Filter the records below and copy every line containing the word "this".

• Dataset:
>> Begin

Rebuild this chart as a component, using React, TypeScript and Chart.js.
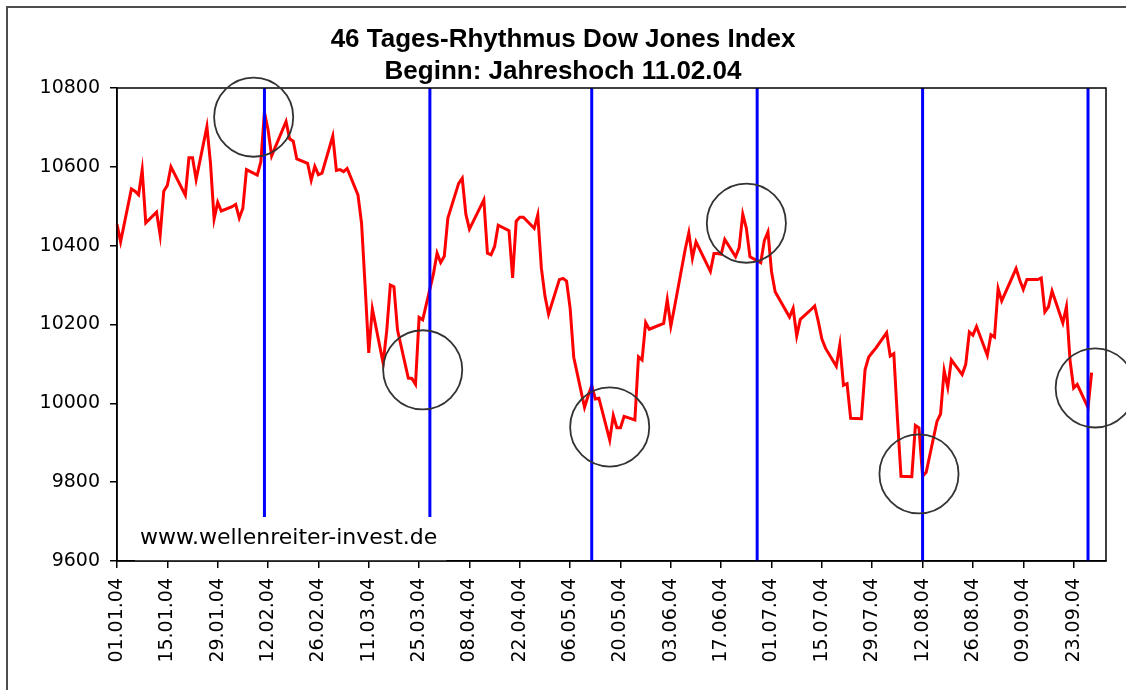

>> End
>> Begin

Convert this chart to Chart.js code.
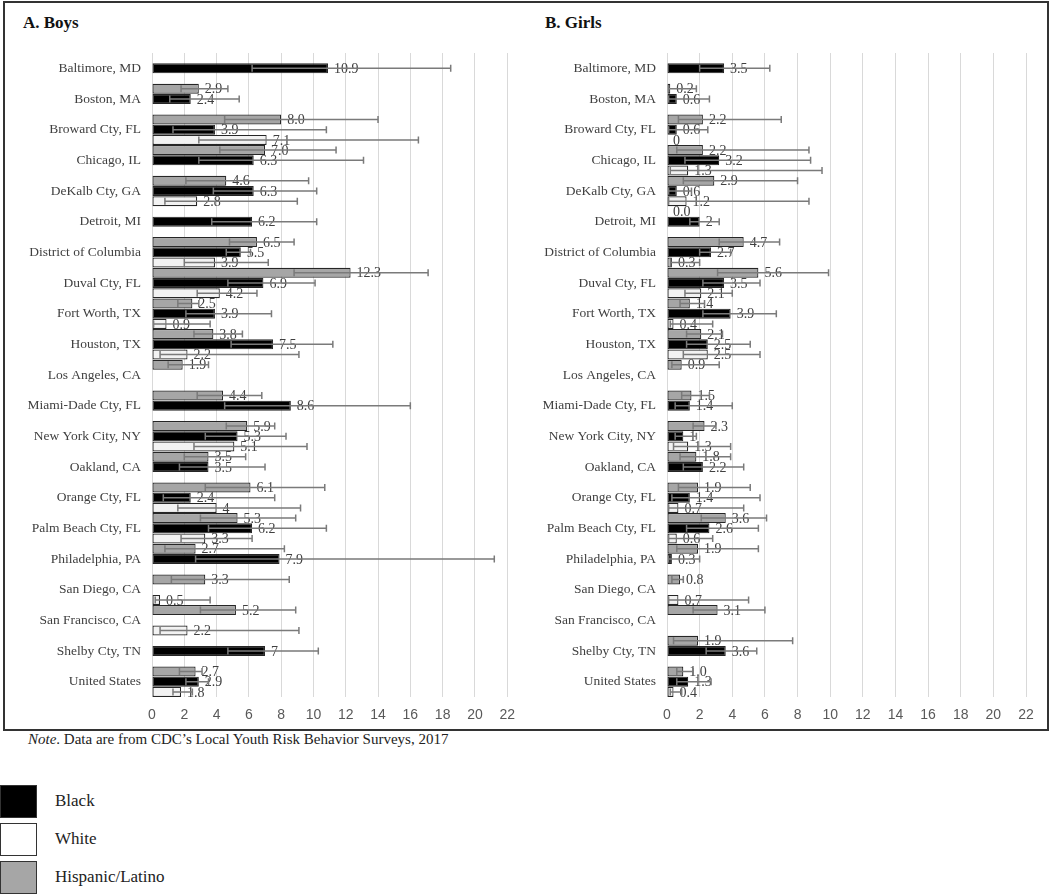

>> End
>> Begin

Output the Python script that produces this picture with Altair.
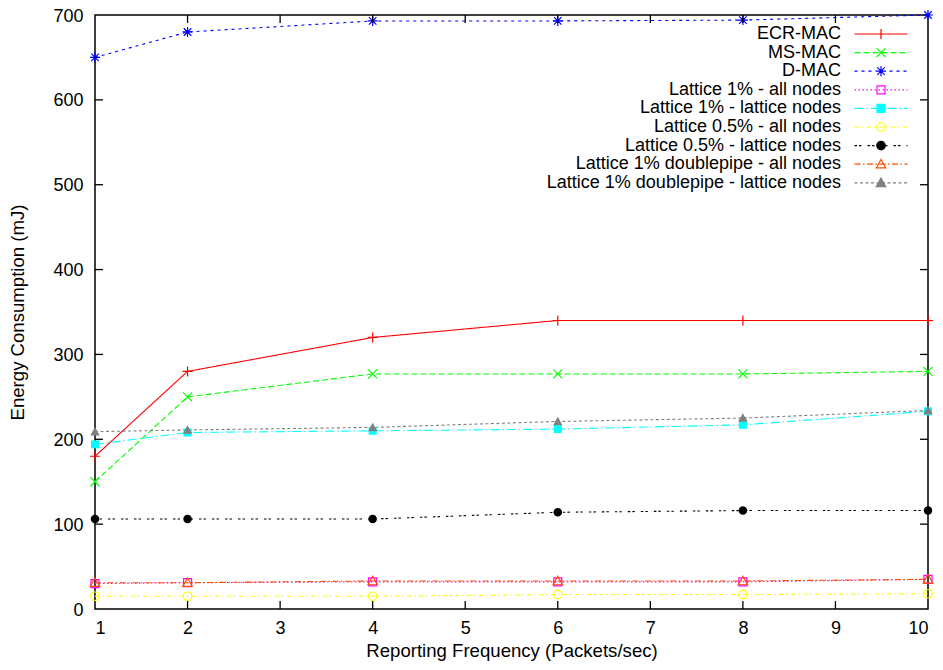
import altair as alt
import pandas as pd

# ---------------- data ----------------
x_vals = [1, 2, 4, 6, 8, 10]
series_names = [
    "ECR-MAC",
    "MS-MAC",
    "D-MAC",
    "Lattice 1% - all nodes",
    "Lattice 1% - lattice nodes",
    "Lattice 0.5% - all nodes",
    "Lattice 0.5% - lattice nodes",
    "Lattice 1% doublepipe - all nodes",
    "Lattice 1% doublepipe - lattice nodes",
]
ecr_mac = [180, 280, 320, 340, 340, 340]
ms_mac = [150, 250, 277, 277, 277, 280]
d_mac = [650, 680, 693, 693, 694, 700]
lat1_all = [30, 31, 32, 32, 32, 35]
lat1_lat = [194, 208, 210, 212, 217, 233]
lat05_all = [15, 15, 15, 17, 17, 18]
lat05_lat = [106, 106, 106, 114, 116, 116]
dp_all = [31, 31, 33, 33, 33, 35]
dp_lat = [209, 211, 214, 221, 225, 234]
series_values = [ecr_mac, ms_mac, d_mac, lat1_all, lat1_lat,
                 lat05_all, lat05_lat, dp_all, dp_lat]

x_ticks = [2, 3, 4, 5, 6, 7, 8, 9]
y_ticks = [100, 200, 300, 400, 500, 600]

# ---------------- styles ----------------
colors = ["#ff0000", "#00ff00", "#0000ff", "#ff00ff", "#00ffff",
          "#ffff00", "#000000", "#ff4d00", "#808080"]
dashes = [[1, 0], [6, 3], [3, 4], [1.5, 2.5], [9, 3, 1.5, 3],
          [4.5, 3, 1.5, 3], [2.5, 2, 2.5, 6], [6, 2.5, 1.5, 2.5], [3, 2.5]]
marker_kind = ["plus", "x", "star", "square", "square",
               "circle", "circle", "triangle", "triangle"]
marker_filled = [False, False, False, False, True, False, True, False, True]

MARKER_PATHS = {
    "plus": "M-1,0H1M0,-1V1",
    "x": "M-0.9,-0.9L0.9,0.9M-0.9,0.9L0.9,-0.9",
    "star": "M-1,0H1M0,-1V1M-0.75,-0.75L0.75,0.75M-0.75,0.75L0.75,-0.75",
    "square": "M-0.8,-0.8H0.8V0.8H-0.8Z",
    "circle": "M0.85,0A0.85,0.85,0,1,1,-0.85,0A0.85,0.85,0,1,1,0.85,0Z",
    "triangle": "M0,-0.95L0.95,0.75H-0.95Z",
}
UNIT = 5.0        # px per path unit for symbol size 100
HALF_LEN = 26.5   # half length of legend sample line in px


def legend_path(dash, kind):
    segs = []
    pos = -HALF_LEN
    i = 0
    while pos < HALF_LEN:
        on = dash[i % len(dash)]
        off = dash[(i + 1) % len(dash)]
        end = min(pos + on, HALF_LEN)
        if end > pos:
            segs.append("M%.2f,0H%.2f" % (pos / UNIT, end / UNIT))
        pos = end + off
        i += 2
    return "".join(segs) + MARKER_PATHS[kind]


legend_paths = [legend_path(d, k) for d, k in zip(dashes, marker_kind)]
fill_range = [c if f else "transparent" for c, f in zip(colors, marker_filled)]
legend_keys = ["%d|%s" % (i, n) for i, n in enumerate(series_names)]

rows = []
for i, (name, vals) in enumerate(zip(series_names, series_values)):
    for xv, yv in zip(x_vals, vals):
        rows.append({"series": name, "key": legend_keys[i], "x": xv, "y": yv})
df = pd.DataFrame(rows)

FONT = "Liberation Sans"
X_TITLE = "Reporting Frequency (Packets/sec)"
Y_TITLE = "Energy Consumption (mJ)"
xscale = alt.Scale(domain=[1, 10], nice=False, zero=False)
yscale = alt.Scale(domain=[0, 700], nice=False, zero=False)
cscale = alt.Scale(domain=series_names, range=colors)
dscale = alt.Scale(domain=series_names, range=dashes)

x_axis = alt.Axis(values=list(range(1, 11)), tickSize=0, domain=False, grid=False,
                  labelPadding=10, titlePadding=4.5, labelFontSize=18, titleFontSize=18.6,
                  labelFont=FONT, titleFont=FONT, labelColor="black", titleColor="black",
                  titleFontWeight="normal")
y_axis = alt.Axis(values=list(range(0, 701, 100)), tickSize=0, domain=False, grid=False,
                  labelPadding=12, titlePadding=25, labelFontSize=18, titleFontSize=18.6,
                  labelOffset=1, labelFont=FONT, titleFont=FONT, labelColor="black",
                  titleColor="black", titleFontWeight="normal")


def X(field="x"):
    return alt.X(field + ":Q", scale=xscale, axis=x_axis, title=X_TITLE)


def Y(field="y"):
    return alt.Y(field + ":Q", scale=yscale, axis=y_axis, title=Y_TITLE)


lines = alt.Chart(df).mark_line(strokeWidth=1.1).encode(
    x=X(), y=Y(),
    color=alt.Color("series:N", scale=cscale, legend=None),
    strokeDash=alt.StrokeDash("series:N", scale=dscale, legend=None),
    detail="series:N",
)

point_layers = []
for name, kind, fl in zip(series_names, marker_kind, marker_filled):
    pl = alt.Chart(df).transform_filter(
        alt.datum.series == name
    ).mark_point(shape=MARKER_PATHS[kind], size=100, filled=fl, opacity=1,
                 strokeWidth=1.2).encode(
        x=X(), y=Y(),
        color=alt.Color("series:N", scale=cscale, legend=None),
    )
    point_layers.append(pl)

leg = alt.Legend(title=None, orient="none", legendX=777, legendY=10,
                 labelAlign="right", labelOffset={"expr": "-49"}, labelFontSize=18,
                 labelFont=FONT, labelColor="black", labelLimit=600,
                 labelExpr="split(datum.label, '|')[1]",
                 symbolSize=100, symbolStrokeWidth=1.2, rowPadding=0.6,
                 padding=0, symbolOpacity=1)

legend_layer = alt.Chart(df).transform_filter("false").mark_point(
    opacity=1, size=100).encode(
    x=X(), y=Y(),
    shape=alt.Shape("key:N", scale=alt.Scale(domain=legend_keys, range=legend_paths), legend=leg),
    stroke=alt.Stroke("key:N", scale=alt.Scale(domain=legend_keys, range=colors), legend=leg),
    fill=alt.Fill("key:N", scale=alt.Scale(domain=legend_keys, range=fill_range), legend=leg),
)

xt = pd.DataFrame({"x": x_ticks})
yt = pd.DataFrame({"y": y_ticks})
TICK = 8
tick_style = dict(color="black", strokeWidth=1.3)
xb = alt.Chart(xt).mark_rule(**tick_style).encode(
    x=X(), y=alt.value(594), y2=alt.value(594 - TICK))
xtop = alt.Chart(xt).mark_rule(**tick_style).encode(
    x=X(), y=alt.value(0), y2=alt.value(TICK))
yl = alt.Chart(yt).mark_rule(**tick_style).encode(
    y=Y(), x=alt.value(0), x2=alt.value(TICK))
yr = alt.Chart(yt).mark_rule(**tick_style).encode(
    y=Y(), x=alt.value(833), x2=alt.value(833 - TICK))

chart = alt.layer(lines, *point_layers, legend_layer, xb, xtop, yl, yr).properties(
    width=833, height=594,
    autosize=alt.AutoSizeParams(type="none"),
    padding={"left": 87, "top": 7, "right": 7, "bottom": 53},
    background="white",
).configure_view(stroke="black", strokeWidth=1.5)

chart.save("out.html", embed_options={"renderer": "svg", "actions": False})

>> End

• Result below:
Rebuild this chart as a component, using React, TypeScript and Chart.js.
Convert this chart to Chart.js code.
Output the Python script that produces this picture with Altair.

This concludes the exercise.